3. Add packaging materials
Add jars, bottles, pouches, labels, lids, shrink bands, and shipping boxes. Include these in your recipes so packaging costs are reflected in your per-unit cost.
4. Add equipment
Register your production equipment: commercial mixers, dehydrators, canning equipment, scales, thermometers. Track usage hours and maintenance schedules, especially for equipment that requires calibration.
5. Set up your finished products
Create entries for each product you sell: 8oz jam jars, spice blend pouches, sauce bottles, etc. Add variants for different flavors or sizes. The nutrition label will be auto-generated from recipe ingredients.
6. Add vendors and customers
Add your ingredient suppliers (farms, wholesalers, co-ops) and your customers (stores, farmers market regulars, wholesale buyers).
Day-to-Day Operations
Regular tasks for producing food products with full traceability.
Create recipes with nutrition and allergen tracking
Build a recipe for each product. Add ingredients with precise quantities, and Ardent Seller calculates the per-unit nutrition facts (calories, fat, sodium, etc.) and compiles the allergen list. Add step-by-step instructions with temperatures and timings.
Purchase ingredients with lot tracking
When you receive a shipment of ingredients, record the purchase with the vendor, quantities, costs, and lot/batch numbers from the supplier. This lot information flows through to production for full traceability.
Run production batches
When you produce a batch of jam or spice blend, record a production run. Select the recipe, set the batch size, and assign your own lot number (e.g., "SB-2024-0315-A"). Ingredient lots are linked to the finished product lot for traceability.
Record sales
Record sales to stores, market customers, or online buyers. Select the customer, add products with quantities and prices, and note the lot numbers of the products sold for traceability.
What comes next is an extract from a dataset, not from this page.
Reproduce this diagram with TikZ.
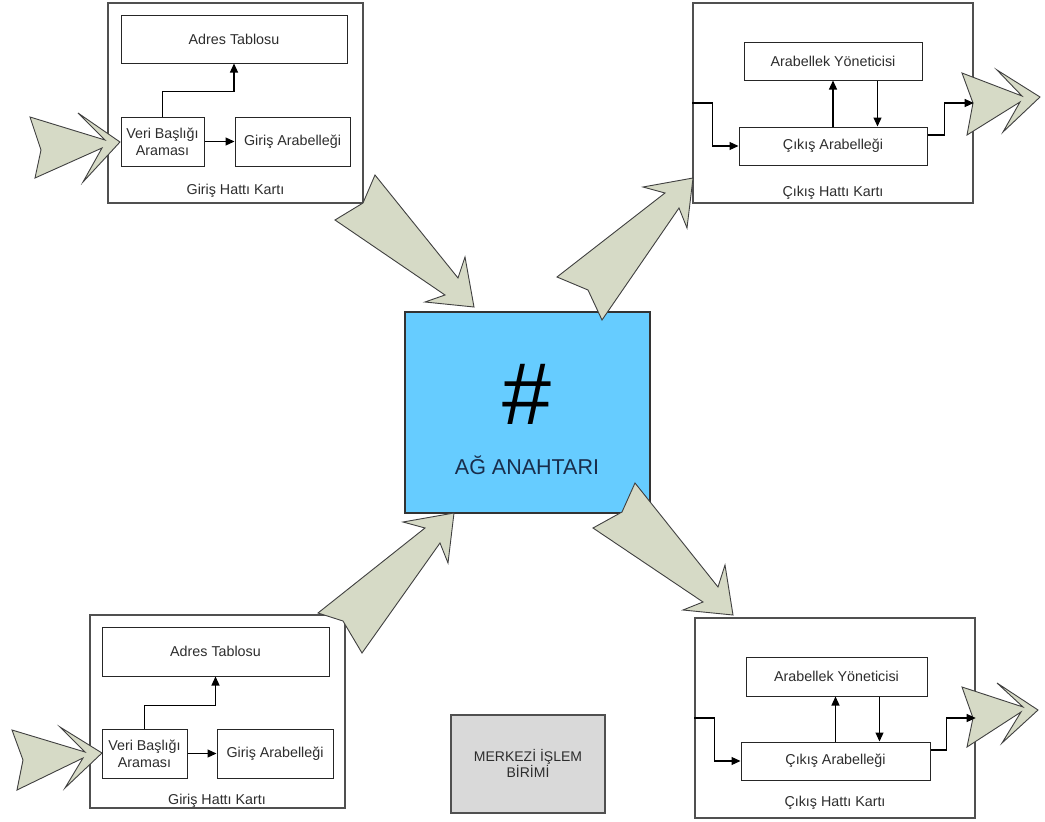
\documentclass[tikz,border=0pt]{standalone}
\usepackage{fontspec}
\setmainfont{Liberation Sans}
\usetikzlibrary{arrows.meta,fit,calc}
\definecolor{arrowfill}{RGB}{214,218,198}
\definecolor{switchblue}{RGB}{102,204,255}
\definecolor{cpugray}{RGB}{217,217,217}
\definecolor{txt}{RGB}{45,45,45}
\definecolor{cardline}{RGB}{80,80,80}
\definecolor{swtext}{RGB}{25,45,75}
\begin{document}
\begin{tikzpicture}[x=1pt,y=-1pt,
  font=\fontsize{14.3}{17}\selectfont,
  card/.style={draw=cardline, line width=1.4pt, fill=white, inner sep=0pt},
  inbox/.style={draw=black!85, line width=1pt, fill=white, inner sep=0pt, text=txt, align=center},
  cardlabel/.style={text=txt, inner sep=0pt},
  conn/.style={draw=black, line width=1.2pt, -{Triangle[length=9pt,width=8pt]}},
  bigarrow/.style={fill=arrowfill, draw=black!75, line width=0.9pt, line join=miter}]
\useasboundingbox (0,0) rectangle (1045,822);
\fill[white] (0,0) rectangle (1045,822);

% cards
\node[card, fit={(108,3)(363,203)}] (c1) {};
\node[card, fit={(693,3)(973,203)}] (c2) {};
\node[card, fit={(90,615)(345,808)}] (c3) {};
\node[card, fit={(695,618)(975,818)}] (c4) {};

% switch and CPU
\node[draw=black!80, line width=1.2pt, fill=switchblue, fit={(405,312)(650,513)}, inner sep=0pt] (sw) {};
\node[text=black, inner sep=0pt, font=\fontsize{88}{88}\selectfont] (hash) at (527,394) {\#};
\node[text=swtext, inner sep=0pt, font=\fontsize{21.5}{24}\selectfont] (swlbl) at (527,465) {AĞ ANAHTARI};
\node[draw=cardline, line width=1.4pt, fill=cpugray, fit={(451,715)(605,813)}, inner sep=0pt] (cpu) {};
\node[text=txt, align=center, inner sep=0pt, font=\fontsize{14}{16}\selectfont] (cpulbl) at (528,763) {MERKEZİ İŞLEM\\BİRİMİ};

% big arrows
\draw[bigarrow] (375,175) -- (363,203) -- (335,220) -- (445,295) -- (425,302) -- (474,307) -- (465,257) -- (458,278) -- cycle;
\draw[bigarrow] (557,277) -- (588,290) -- (602,320) -- (679,208) -- (687,228) -- (693,178) -- (643,187) -- (665,193) -- cycle;
\draw[bigarrow] (318,613) -- (343,621) -- (362,653) -- (440,543) -- (448,563) -- (454,513) -- (403,522) -- (425,528) -- cycle;
\draw[bigarrow] (635,483) -- (622,512) -- (593,528) -- (703,602) -- (683,610) -- (733,615) -- (725,565) -- (718,587) -- cycle;
\draw[bigarrow] (30,117) -- (41,150) -- (35,178) -- (102,148) -- (83,182) -- (120,142) -- (78,113) -- (105,140) -- cycle;
\draw[bigarrow] (12,730) -- (23,760) -- (17,790) -- (83,758) -- (65,788) -- (102,753) -- (60,727) -- (85,752) -- cycle;
\draw[bigarrow] (962,73) -- (973,103) -- (967,135) -- (1020,102) -- (1003,132) -- (1040,97) -- (997,70) -- (1022,96) -- cycle;
\draw[bigarrow] (962,687) -- (973,718) -- (967,747) -- (1021,712) -- (1002,743) -- (1038,710) -- (997,683) -- (1023,707) -- cycle;

% input card top-left
\node[inbox, fit={(121,15)(347,63)}] (a1) {};
\node[text=txt, inner sep=0pt] at (a1.center) {Adres Tablosu};
\node[inbox, fit={(121,117)(204,166)}] (v1) {};
\node[text=txt, inner sep=0pt, align=center] at (v1.center) {Veri Başlığı\\Araması};
\node[inbox, fit={(235,117)(350,166)}] (g1) {};
\node[text=txt, inner sep=0pt] at (g1.center) {Giriş Arabelleği};
\node[cardlabel] (l1) at (235.5,191) {Giriş Hattı Kartı};
\draw[conn] (v1.north) -- ++(0,-25) -| (a1.south);
\draw[conn] (v1.east) -- (g1.west);

% input card bottom-left
\node[inbox, fit={(102,627)(329,676)}] (a3) {};
\node[text=txt, inner sep=0pt] at (a3.center) {Adres Tablosu};
\node[inbox, fit={(102,729)(187,778)}] (v3) {};
\node[text=txt, inner sep=0pt, align=center] at (v3.center) {Veri Başlığı\\Araması};
\node[inbox, fit={(217,729)(333,778)}] (g3) {};
\node[text=txt, inner sep=0pt] at (g3.center) {Giriş Arabelleği};
\node[cardlabel] (l3) at (217,801) {Giriş Hattı Kartı};
\draw[conn] (v3.north) -- ++(0,-23) -| (a3.south);
\draw[conn] (v3.east) -- (g3.west);

% output card top-right
\node[inbox, fit={(744,42)(922,80)}] (b2) {};
\node[text=txt, inner sep=0pt] at (b2.center) {Arabellek Yöneticisi};
\node[inbox, fit={(739,127)(927,165)}] (o2) {};
\node[text=txt, inner sep=0pt] at (o2.center) {Çıkış Arabelleği};
\node[cardlabel] (l2) at (833,193) {Çıkış Hattı Kartı};
\draw[conn] (c2.west) -- ++(20,0) |- (o2.west);
\draw[conn] (o2.north) -- (o2.north |- b2.south);
\draw[conn] ([xshift=-45pt]b2.south east) -- ([xshift=-45pt]b2.south east |- o2.north);
\draw[conn] ([yshift=11pt]o2.east) -- ++(17,0) |- (c2.east);

% output card bottom-right
\node[inbox, fit={(746,657)(927,696)}] (b4) {};
\node[text=txt, inner sep=0pt] at (b4.center) {Arabellek Yöneticisi};
\node[inbox, fit={(741,742)(930,780)}] (o4) {};
\node[text=txt, inner sep=0pt] at (o4.center) {Çıkış Arabelleği};
\node[cardlabel] (l4) at (835,803) {Çıkış Hattı Kartı};
\draw[conn] (c4.west) -- ++(20,0) |- (o4.west);
\draw[conn] (o4.north) -- (o4.north |- b4.south);
\draw[conn] ([xshift=-48pt]b4.south east) -- ([xshift=-48pt]b4.south east |- o4.north);
\draw[conn] ([yshift=11pt]o4.east) -- ++(16,0) |- (c4.east);
\end{tikzpicture}
\end{document}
Check ingredient stock before production
Before starting a production run, verify you have enough of every ingredient. The replenish workflow flags items below their replenish points and helps you build purchase orders to your suppliers.
Transfer stock between areas
Move finished goods from your production area to cold storage or to your market booth inventory. Transfers keep both locations accurate.
Periodic Reviews
Weekly or monthly tasks for food safety compliance and business health.
Perform a stocktake
Count all ingredients and finished goods. The guided stocktake highlights variances between expected and actual quantities and creates adjustment transactions. Especially important for perishable ingredients.
Run traceability reports
Generate a traceability report that traces every finished product lot back through production to the ingredient lots used. This is your primary tool for food safety audits and recall preparedness.
Review allergen compliance
Periodically review your product recipes to ensure allergen data is accurate and up to date. Check that new ingredients have been properly flagged and that nutrition labels reflect current formulations.
Review equipment maintenance
Check which equipment is due for maintenance, calibration, or replacement. Well-maintained equipment is critical for food safety and consistent product quality.
Review inventory valuation
Check the value of ingredients and finished goods on hand. For perishable items, this helps you identify stock that should be used soon or written off.
End-of-period closeout
At month or quarter end, reconcile your inventory, review financials, and generate summary reports for your records and any regulatory requirements.